WHI-1304 | The Historical Reliability of the Four Gospels

Sunday, 03 Apr 2016

On this program we continue our series on the Resurrection of Jesus. For the next three programs Michael Horton interviews special guest, Michael Licona, who is a New Testament scholar, historian, and Christian apologist. He is a professor at Houston Baptist University and the author of the excellent work, The Resurrection of Jesus: A New Historiographical Approach, which will be unpacked in these interviews.

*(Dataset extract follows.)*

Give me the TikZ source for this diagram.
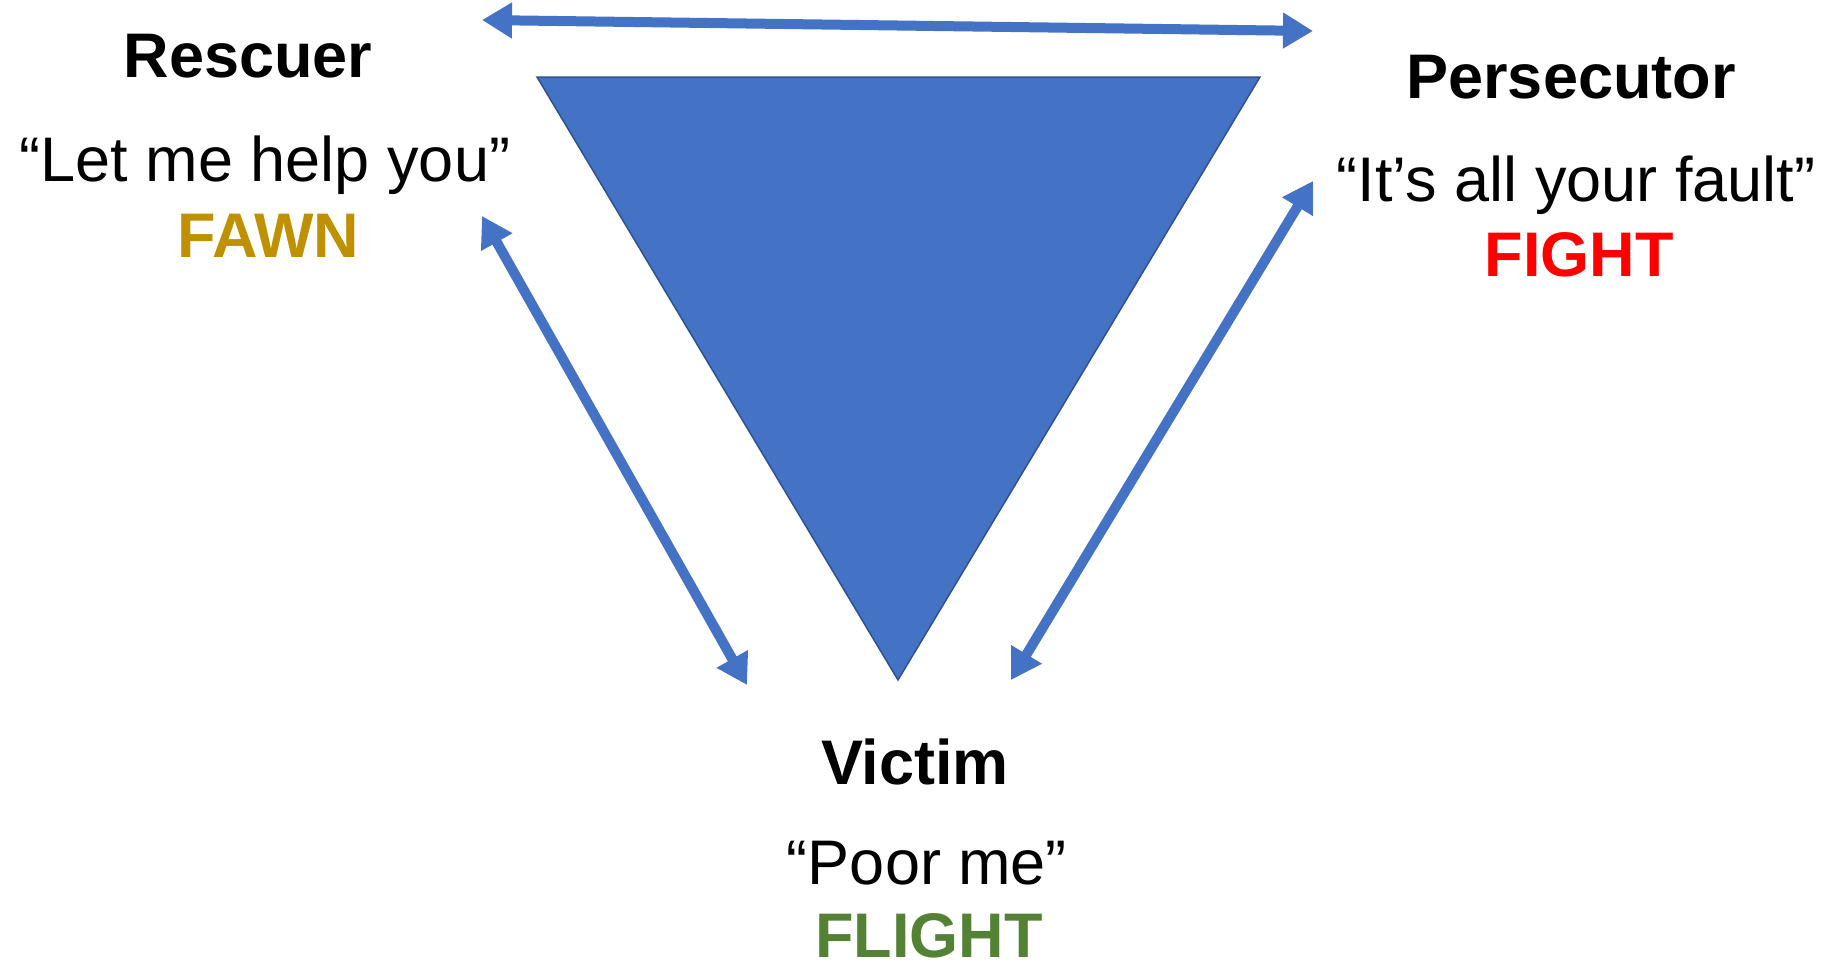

How can we be sure that the various claims about Jesus recorded in the four gospels represent genuine eyewitness reports? How can we be sure that they were written in the crucial eyewitness period? Join us for this broadcast of the White Horse Inn as we seek to answer these important questions and more as we continue our series, The Resurrection.


Host Quote
“So Cicero, as highly educated as he was in philosophy and in rhetoric and everything, he had his own secretary who penned these letters and letters that had correspondence between him and Brutus’ secretary. So Brutus would have a secretary who would respond to Cicero and write to Cicero, but they wrote to one another through these secretaries and yet they were both highly educated. When we come to Paul in the New Testament, you have Paul’s most admired piece of literature attributed to him, Romans, his letter to the church at Rome. And in chapter 16:22, it says, ‘I Tertius who write this letter send you my greetings.’ So Tertius wrote this letter. So it could very well be the case that Paul had very lengthy discussions with Tertius. Tertius interviewed him, took down all these things and then Tertius constructed Romans and Paul read it and approved of it and said, wow, Tertius you make me look good. Thank you so much. And Paul signs off for this thing but it’s written by Paul.
“So, there’s good reason to think that Paul and Cicero could use it, why wouldn’t Matthew, Mark, Luke and John use some sort of a secretary to help them pen their gospels? At that point it gets pretty difficult to say something like [Bart] Ehrman and others would say that, well, the gospel authors couldn’t have written those things because they weren’t educated men, with the exception of possibly Luke. They weren’t educated. They were fishermen, or Matthew being a tax collector, they couldn’t have written gospels like that. Well, they could have had secretaries doing these things.”
– Michael Licona


Term to Learn
“Apostolic Inspiration”
The operation of the Holy Spirit after the day of Pentecost differed from that which the prophets in their official capacity enjoyed. The Holy Spirit came upon the prophets as a supernatural power and worked upon them from without. His action on them was frequently repeated but was not continuous. The distinction between His activity and the mental activity of the prophets themselves was made to stand out rather clearly. On the day of Pentecost, however, He took up His abode in the hearts of the apostles and began to work upon them from within. Since He made their hearts His permanent abode, His action on them was no more intermittent but continuous, but even in their case the supernatural work of inspiration was limited to those occasions on which they served as organs of revelation. But because of the more inward character of all the Spirit’s work, the distinction between His ordinary and His extraordinary work was not so perceptible.
The supernatural does not stand out as clearly in the case of the apostles as it did in the case of the prophets. Notwithstanding this fact, however, the New Testament contains several significant indications of the fact that the apostles were inspired in their positive oral teachings. Christ solemnly promised them the Holy Spirit in their teaching and preaching (Matt. 10:19, 20; Mark 13:11; Luke 12:11, 12; 21:14, 15; John 14:26; 15:26; 16:13). In the Acts of the Apostles we are told repeatedly that they taught “being full of,” or “filled with” the Holy Spirit. Moreover, it appears from the Epistles that in teaching the churches they conceived of their word as being in very deed the word of God, and therefore as authoritative (1 Cor. 2:4, 13; 1 Thess. 2:13).